## [Your objective]
Leave out the pictures, and retype only the lines from the beginning of the material through the line that contains "plt.rcParams['font.family'] = ['Liberation", including both.

## [Data lines]

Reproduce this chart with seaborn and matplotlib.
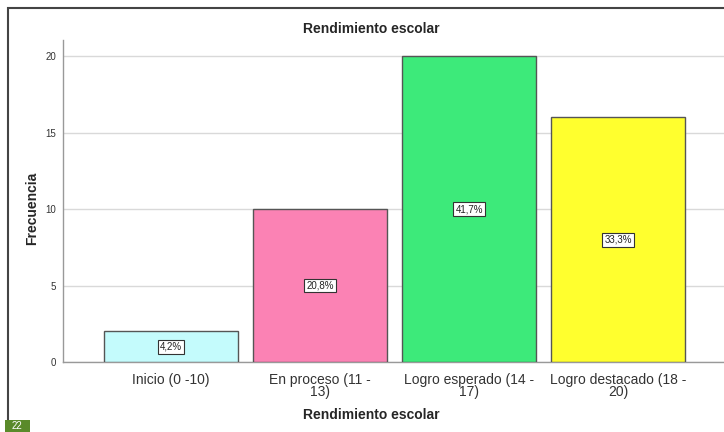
import matplotlib
matplotlib.use("Agg")
import matplotlib.pyplot as plt
import seaborn as sns
import pandas as pd
from matplotlib.patches import Rectangle

categories = ["Inicio (0 -10)", "En proceso (11 -\n13)",
              "Logro esperado (14 -\n17)", "Logro destacado (18 -\n20)"]
frequencies = [2, 10, 20, 16]
percent_labels = ["4,2%", "20,8%", "41,7%", "33,3%"]
bar_colors = ["#C4FBFC", "#FB82B4", "#3DEA7A", "#FFFF2E"]

df = pd.DataFrame({"categoria": categories, "frecuencia": frequencies})

sns.set_style("white")
plt.rcParams['font.family'] = ['Liberation Sans', 'DejaVu Sans']

fig = plt.figure(figsize=(7.24, 4.32), dpi=100)
W, H = 724, 432
ax = fig.add_axes([63 / W, 1 - 362 / H, 1 - 63 / W, (362 - 40) / H])

sns.barplot(data=df, x="categoria", y="frecuencia", hue="categoria",
            palette=bar_colors, saturation=1, width=0.9, edgecolor="#555555",
            linewidth=1, legend=False, ax=ax, zorder=3)

ax.set_xlim(-0.725, 3.71)
ax.set_ylim(0, 21.05)
ax.set_yticks([0, 5, 10, 15, 20])
ax.yaxis.grid(True, color="#D9D9D9", linewidth=1, zorder=0)
ax.set_axisbelow(True)
for s in ["top", "right"]:
    ax.spines[s].set_visible(False)
for s in ["left", "bottom"]:
    ax.spines[s].set_color("#999999")
    ax.spines[s].set_linewidth(1)
ax.tick_params(axis="y", labelsize=7, colors="#333333", length=0, pad=5)
ax.tick_params(axis="x", labelsize=10, colors="#333333", length=0, pad=8)
for lbl in ax.get_xticklabels():
    lbl.set_linespacing(0.85)
ax.set_xlabel("")
ax.set_ylabel("")

for i, (v, p) in enumerate(zip(frequencies, percent_labels)):
    ax.text(i, v / 2, p, ha="center", va="center", fontsize=7, color="#222222",
            bbox=dict(boxstyle="square,pad=0.2", facecolor="white",
                      edgecolor="#333333", linewidth=0.8), zorder=5)

fig.text(371 / W, 1 - 29 / H, "Rendimiento escolar", ha="center", va="center",
         fontsize=10, fontweight="bold")
fig.text(371 / W, 1 - 415 / H, "Rendimiento escolar", ha="center", va="center",
         fontsize=10, fontweight="bold")
fig.text(32 / W, 1 - 208 / H, "Frecuencia", ha="center", va="center",
         rotation=90, fontsize=10, fontweight="bold")

# outer frame (cut off at right and bottom)
fig.patches.append(Rectangle((8 / W, -0.05), 1.0, 1 - 8 / H + 0.05,
                             transform=fig.transFigure, fill=False,
                             edgecolor="#444444", linewidth=1.5))

# page badge
fig.patches.append(Rectangle((5 / W, 0), 25 / W, 12 / H, transform=fig.transFigure,
                             facecolor="#5A8A2A", edgecolor="none"))
fig.text(17 / W, 1 / H, "22", ha="center", va="bottom", fontsize=7, color="white")

fig.savefig("out.png", dpi=100)
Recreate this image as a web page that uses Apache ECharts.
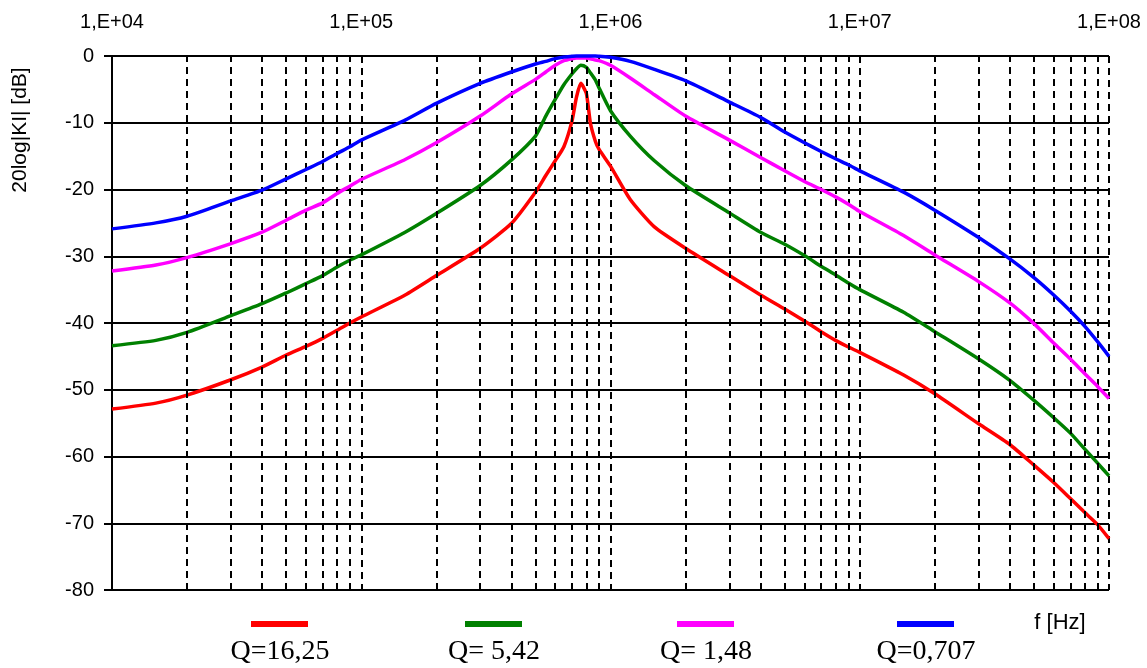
<!DOCTYPE html>
<html>
<head>
<meta charset="utf-8">
<script src="https://cdn.jsdelivr.net/npm/echarts@6/dist/echarts.min.js"></script>
<style>html,body{margin:0;padding:0;background:#fff;}#chart{width:1147px;height:668px;}</style>
</head>
<body>
<div id="chart"></div>
<script>
// Frequencies [Hz]
const freqs = [1e4,1.5e4,2e4,3e4,4e4,5e4,6e4,7e4,8e4,9e4,1e5,
  1.5e5,2e5,3e5,4e5,5e5,
  5.5e5,6e5,6.5e5,7e5,7.3e5,7.6e5,8e5,8.3e5,8.7e5,9e5,
  1e6,1.2e6,1.5e6,
  2e6,3e6,4e6,5e6,6e6,7e6,8e6,9e6,
  1e7,
  1.5e7,2e7,3e7,4e7,5e7,6e7,7e7,8e7,9e7,
  1e8];
// 20log|K| [dB]
const q1625 = [-52.9,-52.0,-50.8,-48.5,-46.6,-44.8,-43.5,-42.3,-41.1,-40.0,-39.1,
  -35.8,-32.9,-28.8,-25.1,-20.4,
  -17.9,-15.7,-13.6,-9.8,-6.2,-4.1,-5.6,-10.0,-12.8,-14.0,
  -16.5,-21.5,-25.6,
  -28.8,-32.9,-35.8,-37.9,-39.7,-41.3,-42.6,-43.6,
  -44.4,
  -47.8,-50.6,-55.1,-58.2,-61.3,-63.9,-66.3,-68.4,-70.2,
  -72.3];
const q542 = [-43.4,-42.6,-41.4,-38.9,-37.1,-35.5,-34.1,-32.9,-31.6,-30.6,-29.8,
  -26.4,-23.6,-19.4,-15.6,-12.0,
  -9.0,-6.5,-4.3,-2.7,-1.9,-1.4,-1.7,-2.5,-3.6,-4.8,
  -8.2,-12.0,-15.7,
  -19.4,-23.5,-26.4,-28.2,-29.9,-31.5,-32.8,-34.0,
  -35.0,
  -38.4,-41.3,-45.4,-48.6,-51.6,-54.2,-56.5,-58.9,-61.0,
  -62.9];
const q148 = [-32.2,-31.3,-30.2,-28.1,-26.4,-24.6,-23.1,-22.0,-20.6,-19.5,-18.5,
  -15.5,-13.0,-9.0,-5.7,-3.5,
  -2.4,-1.4,-0.7,-0.4,-0.3,-0.3,-0.3,-0.4,-0.6,-0.7,
  -1.4,-3.3,-5.8,
  -9.0,-12.6,-15.2,-17.2,-18.8,-20.0,-21.1,-22.2,
  -23.3,
  -26.9,-29.8,-33.8,-37.0,-40.1,-43.0,-45.4,-47.6,-49.5,
  -51.3];
const q0707 = [-25.9,-25.0,-24.0,-21.7,-20.1,-18.4,-17.0,-15.8,-14.6,-13.6,-12.6,
  -9.6,-7.1,-4.1,-2.4,-1.2,
  -0.8,-0.4,-0.15,-0.05,0,0,0,0,0,-0.05,
  -0.2,-0.8,-2.0,
  -3.7,-6.9,-9.2,-11.4,-13.0,-14.3,-15.4,-16.3,
  -17.2,
  -20.4,-23.1,-27.2,-30.4,-33.2,-35.8,-38.2,-40.5,-42.8,
  -45.0];

const seriesNames = ['Q=16,25','Q= 5,42','Q= 1,48','Q=0,707'];
const seriesColors = ['#ff0000','#008000','#ff00ff','#0000ff'];
const seriesValues = [q1625, q542, q148, q0707];

// Grid positions
const decadeTicks = [1e4,1e5,1e6,1e7,1e8];
const minorMultipliers = [2,3,4,5,6,7,8,9];
const minorGrid = [];
decadeTicks.slice(0,4).forEach(d => minorMultipliers.forEach(m => minorGrid.push(m*d)));

const chart = echarts.init(document.getElementById('chart'), null, {renderer:'canvas'});
const sans = '"Liberation Sans", Arial, sans-serif';
const serif = '"Liberation Serif", "Times New Roman", serif';

const series = seriesValues.map((vals, i) => ({
  name: seriesNames[i],
  type: 'line',
  data: freqs.map((f, k) => [f, vals[k]]),
  showSymbol: false,
  smooth: 0.2,
  clip: false,
  z: 3 + i,
  lineStyle: {color: seriesColors[i], width: 3.5},
  itemStyle: {color: seriesColors[i]}
}));
series.unshift({
  type: 'line',
  data: [],
  z: 1,
  silent: true,
  markLine: {
    silent: true,
    symbol: 'none',
    label: {show: false},
    animation: false,
    lineStyle: {color: '#000', type: [7,5], width: 2},
    data: minorGrid.map(v => ({xAxis: v}))
  }
});

const legendCenters = [280, 494, 706, 926];
const graphic = [];
seriesNames.forEach((n, i) => {
  graphic.push({type:'rect', left: legendCenters[i]-29, top: 621, shape:{width:57, height:6}, style:{fill: seriesColors[i]}});
  graphic.push({type:'text', x: legendCenters[i], y: 652, style:{text: n, font: '28px ' + serif, fill:'#000', textAlign:'center', textVerticalAlign:'middle', verticalAlign:'middle'}});
});
graphic.push({type:'text', x: 1060, y: 623, style:{text:'f [Hz]', font:'22px ' + sans, fill:'#000', textAlign:'center', textVerticalAlign:'middle', verticalAlign:'middle'}});
graphic.push({type:'text', x: 20, y: 130, rotation: Math.PI/2, style:{text:'20log|KI| [dB]', font:'21px ' + sans, fill:'#000', textAlign:'center', textVerticalAlign:'middle', verticalAlign:'middle'}});

chart.setOption({
  animation: false,
  backgroundColor: '#fff',
  grid: {left: 112, right: 38, top: 56, bottom: 78, containLabel: false},
  xAxis: {
    type: 'log', logBase: 10, min: 1e4, max: 1e8, position: 'top',
    axisLine: {show: false}, axisTick: {show: false},
    splitLine: {show: true, lineStyle: {color: '#000', type: [7,5], width: 2}},
    axisLabel: {margin: 24, color: '#000', fontFamily: sans, fontSize: 20,
      formatter: v => '1,E+' + String(Math.round(Math.log10(v))).padStart(2,'0')}
  },
  yAxis: {
    type: 'value', min: -80, max: 0, interval: 10,
    axisLine: {show: true, lineStyle: {color: '#000', width: 2}},
    axisTick: {show: true, inside: false, length: 8, lineStyle: {color: '#000', width: 2}},
    splitLine: {show: true, lineStyle: {color: '#000', width: 2}},
    axisLabel: {margin: 18, color: '#000', fontFamily: sans, fontSize: 20}
  },
  series: series,
  graphic: graphic
});
</script>
</body>
</html>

## [Full response]
Reproduce this chart with seaborn and matplotlib.
import matplotlib
matplotlib.use("Agg")
import matplotlib.pyplot as plt
import seaborn as sns
import pandas as pd
from matplotlib.patches import Rectangle

categories = ["Inicio (0 -10)", "En proceso (11 -\n13)",
              "Logro esperado (14 -\n17)", "Logro destacado (18 -\n20)"]
frequencies = [2, 10, 20, 16]
percent_labels = ["4,2%", "20,8%", "41,7%", "33,3%"]
bar_colors = ["#C4FBFC", "#FB82B4", "#3DEA7A", "#FFFF2E"]

df = pd.DataFrame({"categoria": categories, "frecuencia": frequencies})

sns.set_style("white")
plt.rcParams['font.family'] = ['Liberation Sans', 'DejaVu Sans']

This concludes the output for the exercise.